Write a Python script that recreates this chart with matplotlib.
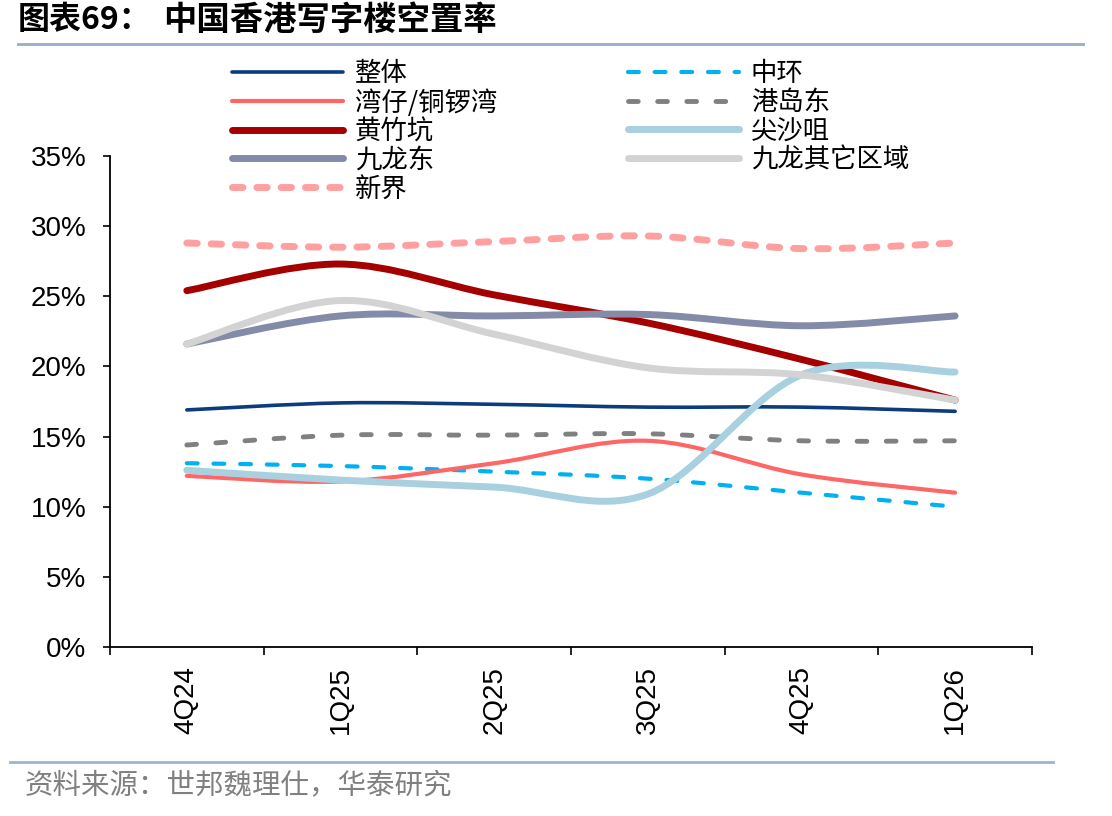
import matplotlib
matplotlib.use("Agg")
import matplotlib.pyplot as plt
from matplotlib.path import Path
from matplotlib.patches import PathPatch
from matplotlib.lines import Line2D
import numpy as np

plt.rcParams['font.family'] = ['Noto Sans CJK SC', 'DejaVu Sans']

quarters = ['4Q24', '1Q25', '2Q25', '3Q25', '4Q25', '1Q26']

zhengti = [16.9, 17.4, 17.3, 17.1, 17.1, 16.8]
zhonghuan = [13.1, 12.9, 12.5, 12.0, 11.0, 10.0]
wanzai = [12.2, 11.8, 13.1, 14.7, 12.3, 11.0]
gangdaodong = [14.4, 15.1, 15.1, 15.2, 14.7, 14.7]
huangzhukeng = [25.4, 27.3, 25.1, 23.1, 20.5, 17.6]
jianshazui = [12.6, 11.9, 11.4, 10.9, 19.4, 19.6]
jiulongdong = [21.6, 23.6, 23.6, 23.7, 22.9, 23.6]
jiulong_other = [21.6, 24.7, 22.3, 19.9, 19.4, 17.6]
xinjie = [28.8, 28.5, 28.9, 29.3, 28.4, 28.8]

# name, values, color, width, dashes
series = [
    ('整体', zhengti, '#0B3C7D', 2.6, None),
    ('中环', zhonghuan, '#00B0F0', 3.0, (2.6, 3.8)),
    ('湾仔/铜锣湾', wanzai, '#FF6666', 3.0, None),
    ('港岛东', gangdaodong, '#808080', 3.5, (2.0, 4.0)),
    ('黄竹坑', huangzhukeng, '#A50000', 5.0, None),
    ('尖沙咀', jianshazui, '#A9D0DF', 5.0, None),
    ('九龙东', jiulongdong, '#848BA8', 5.0, None),
    ('九龙其它区域', jiulong_other, '#D3D3D3', 5.0, None),
    ('新界', xinjie, '#FFA0A0', 5.0, (1.5, 2.0)),
]


def smooth_path(y):
    # Excel-style smoothed line: cubic Bezier through the points
    y = list(y)
    n = len(y)
    pts = [(float(i), float(v)) for i, v in enumerate(y)]
    verts = [pts[0]]
    codes = [Path.MOVETO]
    for i in range(n - 1):
        p0 = pts[i - 1] if i > 0 else pts[i]
        p1 = pts[i]
        p2 = pts[i + 1]
        p3 = pts[i + 2] if i + 2 < n else pts[i + 1]
        c1 = (p1[0] + (p2[0] - p0[0]) / 6, p1[1] + (p2[1] - p0[1]) / 6)
        c2 = (p2[0] - (p3[0] - p1[0]) / 6, p2[1] - (p3[1] - p1[1]) / 6)
        verts += [c1, c2, p2]
        codes += [Path.CURVE4] * 3
    return Path(verts, codes)


fig = plt.figure(figsize=(11.12, 8.16), dpi=100)
ax = fig.add_axes([0.0989, 0.2071, 0.8291, 0.6017])

handles = {}
for name, vals, color, lw, dash in series:
    ls = '-' if dash is None else (0, dash)
    patch = PathPatch(smooth_path(vals), fill=False, edgecolor=color,
                      linewidth=lw, linestyle=ls, capstyle='round',
                      joinstyle='round')
    ax.add_patch(patch)
    handles[name] = Line2D([], [], color=color, linewidth=lw, linestyle=ls,
                           solid_capstyle='round', dash_capstyle='round')

ax.set_xlim(-0.5, len(quarters) - 0.5)
ax.set_ylim(0, 35)
ax.set_yticks(np.arange(0, 36, 5))
ax.set_yticklabels(['%d%%' % v for v in range(0, 36, 5)])
ax.set_xticks(range(len(quarters)))
ax.set_xticklabels(quarters, rotation=90, va='top', ha='center')
ax.set_xticks(np.arange(-0.5, len(quarters), 1.0), minor=True)

for s in ['top', 'right']:
    ax.spines[s].set_visible(False)
for s in ['left', 'bottom']:
    ax.spines[s].set_linewidth(1.3)
    ax.spines[s].set_color('black')

ax.tick_params(axis='y', direction='out', length=5, width=1.2, pad=12,
               labelsize=20)
ax.tick_params(axis='x', which='major', length=0, pad=14, labelsize=20)
ax.tick_params(axis='x', which='minor', direction='out', length=6, width=1.2)
for lab in ax.get_xticklabels() + ax.get_yticklabels():
    lab.set_family(['Liberation Sans', 'DejaVu Sans'])

left_names = ['整体', '湾仔/铜锣湾', '黄竹坑', '九龙东', '新界']
right_names = ['中环', '港岛东', '尖沙咀', '九龙其它区域']
leg_kw = dict(frameon=False, fontsize=19, handlelength=4.2,
              handletextpad=0.45, labelspacing=0.06, borderpad=0,
              borderaxespad=0, loc='upper left')
leg1 = fig.legend([handles[n] for n in left_names], left_names,
                  bbox_to_anchor=(0.2086, 0.926), **leg_kw)
leg2 = fig.legend([handles[n] for n in right_names], right_names,
                  bbox_to_anchor=(0.5647, 0.926), **leg_kw)

# title and source
fig.text(0.016, 0.975, '图表69：', fontsize=23, fontweight='bold',
         va='center', ha='left')
fig.text(0.147, 0.975, '中国香港写字楼空置率', fontsize=24,
         fontweight='bold', va='center', ha='left')
fig.add_artist(Line2D([0.016, 0.974], [0.946, 0.946], color='#98AECA',
                      linewidth=2, transform=fig.transFigure))
fig.add_artist(Line2D([0.009, 0.947], [0.066, 0.066], color='#9CB4D0',
                      linewidth=2, transform=fig.transFigure))
fig.text(0.022, 0.038, '资料来源：世邦魏理仕，华泰研究', fontsize=20.5,
         color='#808080', va='center', ha='left')

fig.savefig('out.png', dpi=100)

───

** EXERCISE DESCRIPTION **
Repeat the listing in full and exactly. Do not include any images.

** RESULT OF THE EXERCISE **
Write a Python script that recreates this chart with matplotlib.
import matplotlib
matplotlib.use("Agg")
import matplotlib.pyplot as plt
from matplotlib.path import Path
from matplotlib.patches import PathPatch
from matplotlib.lines import Line2D
import numpy as np

plt.rcParams['font.family'] = ['Noto Sans CJK SC', 'DejaVu Sans']

quarters = ['4Q24', '1Q25', '2Q25', '3Q25', '4Q25', '1Q26']

zhengti = [16.9, 17.4, 17.3, 17.1, 17.1, 16.8]
zhonghuan = [13.1, 12.9, 12.5, 12.0, 11.0, 10.0]
wanzai = [12.2, 11.8, 13.1, 14.7, 12.3, 11.0]
gangdaodong = [14.4, 15.1, 15.1, 15.2, 14.7, 14.7]
huangzhukeng = [25.4, 27.3, 25.1, 23.1, 20.5, 17.6]
jianshazui = [12.6, 11.9, 11.4, 10.9, 19.4, 19.6]
jiulongdong = [21.6, 23.6, 23.6, 23.7, 22.9, 23.6]
jiulong_other = [21.6, 24.7, 22.3, 19.9, 19.4, 17.6]
xinjie = [28.8, 28.5, 28.9, 29.3, 28.4, 28.8]

# name, values, color, width, dashes
series = [
    ('整体', zhengti, '#0B3C7D', 2.6, None),
    ('中环', zhonghuan, '#00B0F0', 3.0, (2.6, 3.8)),
    ('湾仔/铜锣湾', wanzai, '#FF6666', 3.0, None),
    ('港岛东', gangdaodong, '#808080', 3.5, (2.0, 4.0)),
    ('黄竹坑', huangzhukeng, '#A50000', 5.0, None),
    ('尖沙咀', jianshazui, '#A9D0DF', 5.0, None),
    ('九龙东', jiulongdong, '#848BA8', 5.0, None),
    ('九龙其它区域', jiulong_other, '#D3D3D3', 5.0, None),
    ('新界', xinjie, '#FFA0A0', 5.0, (1.5, 2.0)),
]


def smooth_path(y):
    # Excel-style smoothed line: cubic Bezier through the points
    y = list(y)
    n = len(y)
    pts = [(float(i), float(v)) for i, v in enumerate(y)]
    verts = [pts[0]]
    codes = [Path.MOVETO]
    for i in range(n - 1):
        p0 = pts[i - 1] if i > 0 else pts[i]
        p1 = pts[i]
        p2 = pts[i + 1]
        p3 = pts[i + 2] if i + 2 < n else pts[i + 1]
        c1 = (p1[0] + (p2[0] - p0[0]) / 6, p1[1] + (p2[1] - p0[1]) / 6)
        c2 = (p2[0] - (p3[0] - p1[0]) / 6, p2[1] - (p3[1] - p1[1]) / 6)
        verts += [c1, c2, p2]
        codes += [Path.CURVE4] * 3
    return Path(verts, codes)


fig = plt.figure(figsize=(11.12, 8.16), dpi=100)
ax = fig.add_axes([0.0989, 0.2071, 0.8291, 0.6017])

handles = {}
for name, vals, color, lw, dash in series:
    ls = '-' if dash is None else (0, dash)
    patch = PathPatch(smooth_path(vals), fill=False, edgecolor=color,
                      linewidth=lw, linestyle=ls, capstyle='round',
                      joinstyle='round')
    ax.add_patch(patch)
    handles[name] = Line2D([], [], color=color, linewidth=lw, linestyle=ls,
                           solid_capstyle='round', dash_capstyle='round')

ax.set_xlim(-0.5, len(quarters) - 0.5)
ax.set_ylim(0, 35)
ax.set_yticks(np.arange(0, 36, 5))
ax.set_yticklabels(['%d%%' % v for v in range(0, 36, 5)])
ax.set_xticks(range(len(quarters)))
ax.set_xticklabels(quarters, rotation=90, va='top', ha='center')
ax.set_xticks(np.arange(-0.5, len(quarters), 1.0), minor=True)

for s in ['top', 'right']:
    ax.spines[s].set_visible(False)
for s in ['left', 'bottom']:
    ax.spines[s].set_linewidth(1.3)
    ax.spines[s].set_color('black')

ax.tick_params(axis='y', direction='out', length=5, width=1.2, pad=12,
               labelsize=20)
ax.tick_params(axis='x', which='major', length=0, pad=14, labelsize=20)
ax.tick_params(axis='x', which='minor', direction='out', length=6, width=1.2)
for lab in ax.get_xticklabels() + ax.get_yticklabels():
    lab.set_family(['Liberation Sans', 'DejaVu Sans'])

left_names = ['整体', '湾仔/铜锣湾', '黄竹坑', '九龙东', '新界']
right_names = ['中环', '港岛东', '尖沙咀', '九龙其它区域']
leg_kw = dict(frameon=False, fontsize=19, handlelength=4.2,
              handletextpad=0.45, labelspacing=0.06, borderpad=0,
              borderaxespad=0, loc='upper left')
leg1 = fig.legend([handles[n] for n in left_names], left_names,
                  bbox_to_anchor=(0.2086, 0.926), **leg_kw)
leg2 = fig.legend([handles[n] for n in right_names], right_names,
                  bbox_to_anchor=(0.5647, 0.926), **leg_kw)

# title and source
fig.text(0.016, 0.975, '图表69：', fontsize=23, fontweight='bold',
         va='center', ha='left')
fig.text(0.147, 0.975, '中国香港写字楼空置率', fontsize=24,
         fontweight='bold', va='center', ha='left')
fig.add_artist(Line2D([0.016, 0.974], [0.946, 0.946], color='#98AECA',
                      linewidth=2, transform=fig.transFigure))
fig.add_artist(Line2D([0.009, 0.947], [0.066, 0.066], color='#9CB4D0',
                      linewidth=2, transform=fig.transFigure))
fig.text(0.022, 0.038, '资料来源：世邦魏理仕，华泰研究', fontsize=20.5,
         color='#808080', va='center', ha='left')

fig.savefig('out.png', dpi=100)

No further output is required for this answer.